TEM study of an analogue of the Earth’s inner core ε-Fe

Abstract

Metallurgists know that a hexagonal close-packed phase (ε-martensite) is formed by straining at low temperature or pressurization of nickel–chromium stainless steels. In many respects, the ε-martensite is similar to the hexagonal phase of iron thought to constitute the Earth’s inner core (ε-Fe), but, contrary to ε-Fe, it is metastable at atmospheric pressure. Observation of dislocations in ε-martensite in transmission electron microscopy (TEM) may thus provide information on the deformation mechanisms of the inner core alloy. Samples of 18 Cr–8 Ni austenitic stainless steel have been pressurized at 13 GPa and 800 °C, in a multi-anvil press and 30 GPa and RT, in a diamond-anvil cell. Subsequent TEM study shows that thin lamellae of ε-phase form on {1 1 1} planes of the fcc austenite.

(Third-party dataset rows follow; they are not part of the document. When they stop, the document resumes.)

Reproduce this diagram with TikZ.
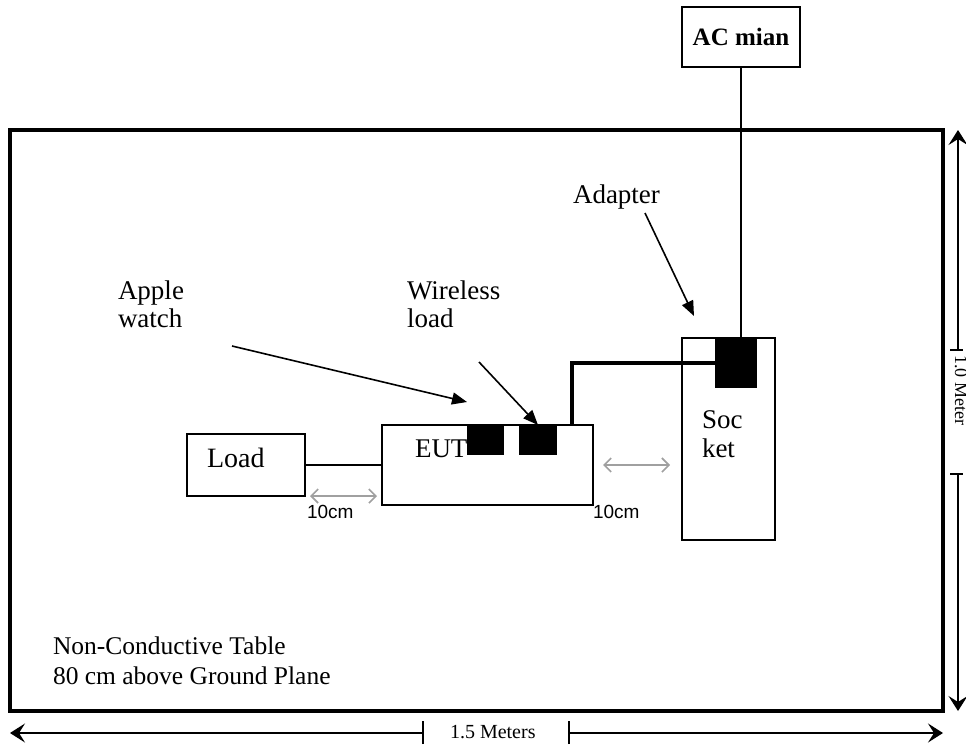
\documentclass[tikz,border=0pt]{standalone}
\usepackage{fontspec}
\setmainfont{Liberation Serif}
\newfontfamily\arialfont{Liberation Sans}
\usetikzlibrary{arrows.meta}
\tikzset{
  box/.style={draw, line width=2pt, inner sep=0pt, outer sep=0pt, anchor=north west},
  blk/.style={fill=black, inner sep=0pt, outer sep=0pt, anchor=north west},
  lbl/.style={inner sep=0pt, outer sep=0pt, anchor=base west, font=\fontsize{27}{28}\selectfont},
  cmlbl/.style={inner sep=0pt, outer sep=0pt, anchor=base west, font=\arialfont\fontsize{19}{20}\selectfont},
  annot/.style={line width=1.6pt, -{Triangle[length=15pt,width=12pt]}},
  grayarr/.style={draw={rgb,255:red,160;green,160;blue,160}, line width=1.6pt, {Straight Barb[length=7pt,width=14pt]}-{Straight Barb[length=7pt,width=14pt]}},
  dimline/.style={line width=1.4pt, -{Stealth[length=15pt,width=19pt,inset=6pt]}},
  tick/.style={line width=1.6pt},
  wire/.style={line width=1.4pt},
  thickwire/.style={line width=3.3pt},
}
\begin{document}
\begin{tikzpicture}[x=1pt,y=-1pt]
\useasboundingbox (0,0) rectangle (966,747);
% table
\node[box, line width=3.4pt, minimum width=933pt, minimum height=581pt] (table) at (10,130) {};
% AC main
\node[box, line width=1.6pt, minimum width=118pt, minimum height=60pt] (ac) at (682,7) {};
\node[inner sep=0pt, font=\bfseries\fontsize{25}{26}\selectfont] (actext) at (ac.center) {AC mian};
% socket
\node[box, minimum width=93pt, minimum height=202pt] (sock) at (682,338) {};
\node[blk, minimum width=42pt, minimum height=50pt] (adp) at (715,338) {};
\node[lbl] (soc1) at (702,428) {Soc};
\node[lbl] (soc2) at (702,457) {ket};
% EUT
\node[box, minimum width=211pt, minimum height=80pt] (eut) at (382,425) {};
\node[blk, minimum width=37pt, minimum height=30pt] (aw) at (467,425) {};
\node[blk, minimum width=38pt, minimum height=30pt] (wl) at (519,425) {};
\node[lbl] (euttext) at (415,457) {EUT};
% Load
\node[box, minimum width=118pt, minimum height=62pt] (load) at (187,434) {};
\node[lbl, font=\fontsize{28}{29}\selectfont] (loadtext) at (207,467) {Load};
% wires
\draw[wire] (ac.south) -- (ac.south |- adp.north);
\coordinate (wc) at (572,0);
\draw[thickwire] (adp.west) -| (wc |- eut.north);
\draw[wire, line width=1.6pt] (load.east) -- (load.east -| eut.west);
% gray 10cm arrows
\coordinate (g1a) at (310,496);
\coordinate (g1b) at (377,496);
\coordinate (g2a) at (603,465);
\coordinate (g2b) at (670,465);
\draw[grayarr] (g1a) -- (g1b);
\draw[grayarr] (g2a) -- (g2b);
\node[cmlbl] (cm1) at (307,518) {10cm};
\node[cmlbl] (cm2) at (593,518) {10cm};
% labels
\node[lbl] (apple1) at (118,299) {Apple};
\node[lbl] (apple2) at (118,327) {watch};
\node[lbl] (wless1) at (407,299) {Wireless};
\node[lbl] (wless2) at (407,327) {load};
\node[lbl] (adlbl) at (573,203) {Adapter};
\node[lbl, font=\fontsize{25.5}{26}\selectfont] (nc1) at (53,654) {Non-Conductive Table};
\node[lbl, font=\fontsize{25.5}{26}\selectfont] (nc2) at (53,684) {80 cm above Ground Plane};
% annotation arrows
\coordinate (aws) at (232,346);
\coordinate (awt) at (467,402);
\draw[annot] (aws) -- (awt);
\coordinate (wls) at (479,362);
\draw[annot] (wls) -- (wl.north);
\coordinate (ads) at (645,213);
\coordinate (adt) at (694,316);
\draw[annot] (ads) -- (adt);
% bottom dimension
\coordinate (bl) at (10,733);
\coordinate (br) at (943,733);
\coordinate (bt1) at (423,733);
\coordinate (bt2) at (569,733);
\draw[dimline] (bt1) -- (bl);
\draw[dimline] (bt2) -- (br);
\draw[tick] ([yshift=-11pt]bt1) -- ([yshift=12pt]bt1);
\draw[tick] ([yshift=-11pt]bt2) -- ([yshift=12pt]bt2);
\node[lbl, font=\fontsize{20}{21}\selectfont] (w15) at (450,738) {1.5 Meters};
% right dimension
\coordinate (rt) at (958,130);
\coordinate (rb) at (958,711);
\coordinate (rt1) at (958,350);
\coordinate (rt2) at (958,474);
\draw[dimline] (rt1) -- (rt);
\draw[dimline] (rt2) -- (rb);
\draw[tick] ([xshift=-8pt]rt1) -- ([xshift=5pt]rt1);
\draw[tick] ([xshift=-8pt]rt2) -- ([xshift=5pt]rt2);
\node[inner sep=0pt, anchor=base west, rotate=-90, font=\fontsize{18}{19}\selectfont] (h10) at (955,355) {1.0 Meter};
\end{tikzpicture}
\end{document}
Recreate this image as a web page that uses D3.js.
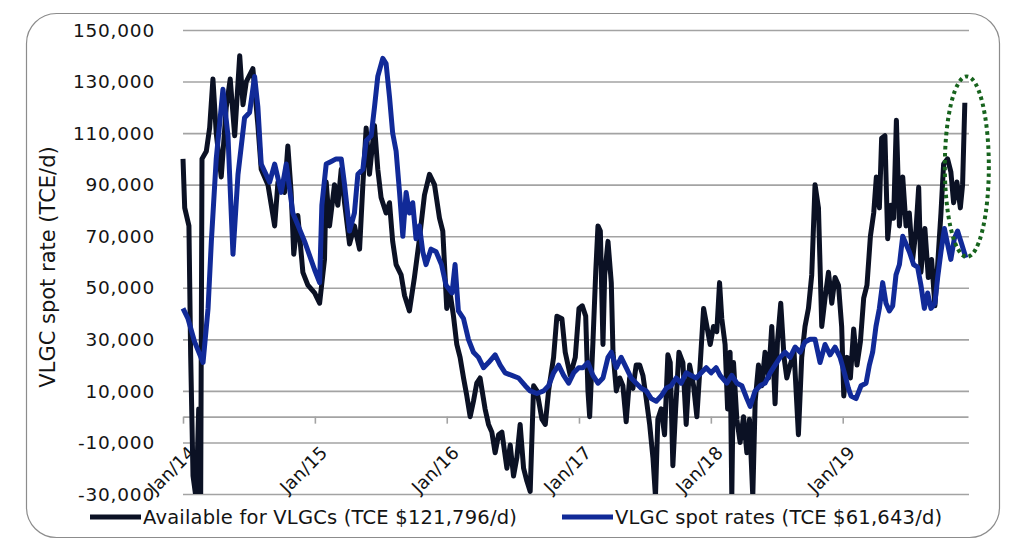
<!DOCTYPE html>
<html>
<head>
<meta charset="utf-8">
<script src="https://cdn.jsdelivr.net/npm/d3@7"></script>
<style>
  body { margin: 0; background: #fff; }
  svg { display: block; }
  text { font-family: "DejaVu Sans", sans-serif; fill: #141414; }
</style>
</head>
<body>
<svg width="1025" height="543"></svg>
<script>
// weekly-ish readings, time as decimal year
var availYear = [2014.00, 2014.013, 2014.045, 2014.058, 2014.076, 2014.10, 2014.119, 2014.134, 2014.144, 2014.177,
  2014.202, 2014.227, 2014.252, 2014.29, 2014.328, 2014.358, 2014.392, 2014.43, 2014.455, 2014.48,
  2014.53, 2014.568, 2014.593, 2014.644, 2014.695, 2014.72, 2014.77, 2014.795, 2014.82, 2014.84,
  2014.871, 2014.909, 2014.947, 2014.998, 2015.036, 2015.073, 2015.086, 2015.111, 2015.149, 2015.174,
  2015.2, 2015.225, 2015.263, 2015.30, 2015.339, 2015.364, 2015.389, 2015.414, 2015.452, 2015.477,
  2015.502, 2015.54, 2015.566, 2015.59, 2015.616, 2015.654, 2015.68, 2015.717, 2015.755, 2015.793,
  2015.831, 2015.869, 2015.907, 2015.945, 2015.97, 2016.0, 2016.025, 2016.051, 2016.076, 2016.101,
  2016.127, 2016.152, 2016.177, 2016.202, 2016.227, 2016.252, 2016.29, 2016.316, 2016.341, 2016.366,
  2016.392, 2016.417, 2016.455, 2016.48, 2016.505, 2016.53, 2016.555, 2016.581, 2016.606, 2016.631,
  2016.657, 2016.682, 2016.72, 2016.745, 2016.77, 2016.808, 2016.833, 2016.871, 2016.896, 2016.934,
  2016.972, 2017.0, 2017.025, 2017.051, 2017.068, 2017.081, 2017.106, 2017.127, 2017.144, 2017.162,
  2017.182, 2017.195, 2017.22, 2017.245, 2017.258, 2017.283, 2017.309, 2017.333, 2017.358, 2017.384,
  2017.409, 2017.434, 2017.46, 2017.485, 2017.51, 2017.536, 2017.561, 2017.58, 2017.598, 2017.623,
  2017.649, 2017.674, 2017.692, 2017.712, 2017.733, 2017.758, 2017.788, 2017.813, 2017.839, 2017.869,
  2017.894, 2017.92, 2017.945, 2017.97, 2017.995, 2018.02, 2018.045, 2018.066, 2018.083, 2018.108,
  2018.127, 2018.146, 2018.159, 2018.172, 2018.197, 2018.222, 2018.248, 2018.273, 2018.293, 2018.318,
  2018.336, 2018.361, 2018.386, 2018.411, 2018.437, 2018.462, 2018.487, 2018.505, 2018.53, 2018.555,
  2018.576, 2018.601, 2018.631, 2018.664, 2018.689, 2018.714, 2018.74, 2018.765, 2018.79, 2018.816,
  2018.841, 2018.866, 2018.892, 2018.917, 2018.942, 2018.968, 2018.992, 2019.008, 2019.033, 2019.058,
  2019.083, 2019.108, 2019.134, 2019.159, 2019.184, 2019.21, 2019.235, 2019.255, 2019.278, 2019.295,
  2019.32, 2019.341, 2019.366, 2019.386, 2019.407, 2019.43, 2019.455, 2019.48, 2019.505, 2019.53,
  2019.555, 2019.576, 2019.593, 2019.623, 2019.649, 2019.674, 2019.699, 2019.72, 2019.745, 2019.765,
  2019.795, 2019.82, 2019.841, 2019.866, 2019.892, 2019.909, 2019.926];
var availRate = [100000, 81000, 74000, 24000, -23000, -32000, 3000, -32000, 100000, 103000,
  112000, 131000, 110000, 93000, 120000, 131000, 109000, 140000, 121000, 130000,
  135000, 113000, 96000, 90000, 74000, 91000, 87000, 105000, 87000, 63000,
  78000, 56000, 51000, 48000, 44000, 61000, 91000, 74000, 90000, 82000,
  96000, 83000, 67000, 74000, 65000, 90000, 112000, 94000, 113000, 96000,
  85000, 79000, 83000, 68000, 59000, 55000, 47000, 41000, 54000, 69000,
  86000, 94000, 90000, 77000, 72000, 42000, 48000, 39000, 28000, 23000,
  15000, 8000, 0, 6000, 13000, 15000, 3000, -3000, -6000, -14000,
  -7000, -6000, -20000, -11000, -23000, -16000, -3000, -20000, -25000, -29000,
  12000, 10000, -1000, -3000, 10000, 23000, 39000, 38000, 25000, 16000,
  23000, 42000, 43000, 39000, 10000, 0, 29000, 56000, 74000, 72000,
  28000, 55000, 68000, 52000, 25000, 10000, 15000, 12000, -2000, 15000,
  11000, 20000, 20000, 16000, 7000, -3000, -16000, -31000, -1000, 3000,
  -7000, 24000, 21000, -19000, 3000, 25000, 21000, -3000, 20000, 12000,
  0, 21000, 42000, 35000, 28000, 35000, 33000, 52000, 38000, 28000,
  3000, 25000, -31000, 21000, -1000, -10000, 0, -14000, -1000, -31000,
  6000, 20000, 12000, 25000, 15000, 35000, 5000, 29000, 44000, 23000,
  15000, 20000, 25000, -7000, 23000, 35000, 42000, 55000, 90000, 81000,
  35000, 46000, 56000, 44000, 54000, 51000, 35000, 8000, 23000, 15000,
  34000, 20000, 29000, 46000, 51000, 70000, 79000, 93000, 81000, 108000,
  109000, 69000, 82000, 77000, 115000, 74000, 93000, 74000, 79000, 61000,
  72000, 89000, 56000, 73000, 54000, 61000, 43000, 59000, 79000, 98000,
  100000, 95000, 83000, 91000, 81000, 90000, 121796];

var spotYear = [2014.00, 2014.038, 2014.088, 2014.152, 2014.19, 2014.215, 2014.252, 2014.303, 2014.341, 2014.379,
  2014.417, 2014.467, 2014.505, 2014.543, 2014.568, 2014.593, 2014.657, 2014.695, 2014.745, 2014.783,
  2014.833, 2014.922, 2014.998, 2015.036, 2015.053, 2015.086, 2015.124, 2015.161, 2015.2, 2015.225,
  2015.263, 2015.30, 2015.326, 2015.364, 2015.389, 2015.427, 2015.452, 2015.477, 2015.515, 2015.54,
  2015.566, 2015.59, 2015.616, 2015.642, 2015.667, 2015.692, 2015.717, 2015.742, 2015.767, 2015.793,
  2015.818, 2015.843, 2015.881, 2015.919, 2015.96, 2015.995, 2016.04, 2016.063, 2016.088, 2016.127,
  2016.164, 2016.202, 2016.24, 2016.278, 2016.316, 2016.366, 2016.404, 2016.442, 2016.492, 2016.543,
  2016.593, 2016.631, 2016.682, 2016.733, 2016.77, 2016.808, 2016.846, 2016.884, 2016.922, 2016.96,
  2016.998, 2017.03, 2017.068, 2017.106, 2017.144, 2017.182, 2017.22, 2017.245, 2017.283, 2017.32,
  2017.358, 2017.396, 2017.434, 2017.472, 2017.51, 2017.548, 2017.586, 2017.623, 2017.661, 2017.699,
  2017.737, 2017.775, 2017.813, 2017.851, 2017.889, 2017.927, 2017.965, 2018.002, 2018.04, 2018.07,
  2018.121, 2018.159, 2018.197, 2018.235, 2018.273, 2018.298, 2018.336, 2018.374, 2018.411, 2018.45,
  2018.487, 2018.525, 2018.563, 2018.601, 2018.639, 2018.677, 2018.714, 2018.752, 2018.79, 2018.828,
  2018.866, 2018.904, 2018.942, 2018.98, 2019.018, 2019.043, 2019.063, 2019.101, 2019.139, 2019.177,
  2019.202, 2019.227, 2019.252, 2019.278, 2019.303, 2019.328, 2019.354, 2019.379, 2019.404, 2019.43,
  2019.455, 2019.48, 2019.505, 2019.538, 2019.568, 2019.593, 2019.619, 2019.644, 2019.669, 2019.699,
  2019.72, 2019.745, 2019.771, 2019.795, 2019.82, 2019.846, 2019.871, 2019.902, 2019.934];
var spotRate = [42000, 38000, 29000, 21000, 42000, 68000, 100000, 127000, 109000, 63000,
  94000, 116000, 118000, 132000, 120000, 98000, 91000, 98000, 87000, 98000,
  79000, 68000, 57000, 52000, 82000, 98000, 99000, 100000, 100000, 90000,
  72000, 79000, 94000, 96000, 107000, 109000, 120000, 132000, 139000, 137000,
  124000, 110000, 103000, 87000, 70000, 87000, 79000, 83000, 69000, 74000,
  64000, 59000, 65000, 64000, 59000, 51000, 48000, 59000, 41000, 38000,
  30000, 25000, 23000, 19000, 21000, 24000, 20000, 17000, 16000, 15000,
  12000, 10000, 9000, 10000, 12000, 17000, 20000, 16000, 13000, 17000,
  19000, 19000, 21000, 16000, 13000, 15000, 23000, 25000, 19000, 23000,
  19000, 15000, 13000, 11000, 10000, 7000, 6000, 8000, 11000, 12000,
  15000, 13000, 17000, 16000, 15000, 17000, 19000, 17000, 19000, 16000,
  13000, 16000, 13000, 12000, 7000, 4000, 10000, 12000, 13000, 17000,
  20000, 23000, 25000, 23000, 27000, 25000, 29000, 30000, 30000, 21000,
  28000, 24000, 27000, 23000, 16000, 11000, 8000, 7000, 12000, 13000,
  20000, 25000, 35000, 42000, 52000, 44000, 41000, 43000, 55000, 59000,
  70000, 67000, 64000, 59000, 58000, 51000, 42000, 48000, 42000, 44000,
  54000, 64000, 73000, 67000, 61000, 69000, 72000, 67000, 61643];

var yTicks = [-30000, -10000, 10000, 30000, 50000, 70000, 90000, 110000, 130000, 150000];
var xTickYears = [2014, 2015, 2016, 2017, 2018, 2019];
var xTickLabels = ["Jan/14", "Jan/15", "Jan/16", "Jan/17", "Jan/18", "Jan/19"];
var seriesNames = ["Available for VLGCs (TCE $121,796/d)", "VLGC spot rates (TCE $61,643/d)"];
var seriesColors = ["#0b1124", "#112a98"];
// dotted ring around the latest readings
var ringLow = 62000, ringHigh = 132000;

function yearToDate(t) {
    var yr = Math.floor(t);
    var a = new Date(yr, 0, 1), b = new Date(yr + 1, 0, 1);
    return new Date(+a + (t - yr) * (b - a));
}

var svg = d3.select("svg"),
    margin = {top: 30, right: 57, bottom: 49, left: 183},
    width = +svg.attr("width") - margin.left - margin.right,
    height = +svg.attr("height") - margin.top - margin.bottom;

var fmt = d3.formatLocale({decimal: ".", thousands: ",", grouping: [3], currency: ["$", ""], minus: "-"}).format(",");

var x = d3.scaleTime().domain([yearToDate(2014), yearToDate(2019.95)]).range([0, width]);
var y = d3.scaleLinear().domain([-30000, 150000]).range([height, 0]);

// rounded frame
svg.append("rect")
    .attr("x", 26.5).attr("y", 13.5)
    .attr("width", 973).attr("height", 524)
    .attr("rx", 30)
    .attr("fill", "none")
    .attr("stroke", "#8c8c8c")
    .attr("stroke-width", 1.2);

var g = svg.append("g").attr("transform", "translate(" + margin.left + "," + margin.top + ")");

// gridlines
g.append("g")
    .call(d3.axisLeft(y).tickValues(yTicks).tickSize(-width - 1).tickFormat(""))
    .call(function(a) { a.select(".domain").remove(); })
    .selectAll("line")
    .attr("stroke", "#a3a3a3")
    .attr("stroke-width", 1.6);

// y labels
g.selectAll(".ylab")
    .data(yTicks)
    .enter().append("text")
    .attr("class", "ylab")
    .attr("x", -28)
    .attr("y", function(d) { return y(d); })
    .attr("dy", "0.36em")
    .attr("text-anchor", "end")
    .style("font-size", "18.5px")
    .style("letter-spacing", "0.8px")
    .text(function(d) { return fmt(d); });

// x axis sits on zero
var xa = g.append("g")
    .attr("transform", "translate(0," + y(0) + ")")
    .call(d3.axisBottom(x)
        .tickValues(xTickYears.map(yearToDate))
        .tickSize(7)
        .tickSizeOuter(0)
        .tickFormat(function(d, i) { return xTickLabels[i]; }));
xa.select(".domain").attr("stroke", "#a3a3a3").attr("stroke-width", 1.6);
xa.selectAll(".tick line").attr("stroke", "#a3a3a3").attr("stroke-width", 1.6);
xa.selectAll(".tick text")
    .attr("x", 13).attr("y", 37).attr("dy", 0)
    .attr("fill", "#141414")
    .style("font-size", "18px")
    .style("font-family", "'DejaVu Sans', sans-serif")
    .style("letter-spacing", "0.2px")
    .style("text-anchor", "end")
    .attr("transform", "rotate(-45,13,37)");

// y title
svg.append("text")
    .attr("transform", "translate(55,267) rotate(-90)")
    .attr("text-anchor", "middle")
    .style("font-size", "21px")
    .text("VLGC spot rate (TCE/d)");

// lines
svg.append("clipPath").attr("id", "plotclip")
    .append("rect").attr("x", -5).attr("y", -10).attr("width", width + 10).attr("height", height + 10);

var valueline = d3.line()
    .x(function(d) { return x(yearToDate(d[0])); })
    .y(function(d) { return y(d[1]); });

var lines = g.append("g").attr("clip-path", "url(#plotclip)");
var allSeries = [d3.zip(availYear, availRate), d3.zip(spotYear, spotRate)];
for (var i = 0; i < allSeries.length; i++) {
    lines.append("path")
        .datum(allSeries[i])
        .attr("fill", "none")
        .attr("stroke", seriesColors[i])
        .attr("stroke-width", 5)
        .attr("stroke-linejoin", "round")
        .attr("d", valueline);
}

// annotation ring
var lastX = x(yearToDate(availYear[availYear.length - 1]));
g.append("ellipse")
    .attr("cx", lastX + 2)
    .attr("cy", (y(ringLow) + y(ringHigh)) / 2)
    .attr("rx", 22)
    .attr("ry", (y(ringLow) - y(ringHigh)) / 2)
    .attr("fill", "none")
    .attr("stroke", "#17631d")
    .attr("stroke-width", 4)
    .attr("stroke-dasharray", "3.5 3.5");

// legend
var legX = [90, 562];
for (var i = 0; i < seriesNames.length; i++) {
    svg.append("line")
        .attr("x1", legX[i]).attr("x2", legX[i] + 51)
        .attr("y1", 517).attr("y2", 517)
        .attr("stroke", seriesColors[i])
        .attr("stroke-width", 5);
    svg.append("text")
        .attr("x", legX[i] + 53)
        .attr("y", 517)
        .attr("dy", "0.36em")
        .style("font-size", "19.5px")
        .style("letter-spacing", "0.2px")
        .text(seriesNames[i]);
}
</script>
</body>
</html>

They were accompanied by crystals of bcc α′-martensite. In one case, a few dislocations were observed in a glide band of the ε-phase, compatible with second order pyramidal slip {1 1 2 ̄ 2}〈1 1 2 ̄ 3〉 . The observations suggest that ε-martensite, hence presumably ε-Fe, deforms by slip on the basal plane and second order pyramidal planes, as hexagonal cobalt.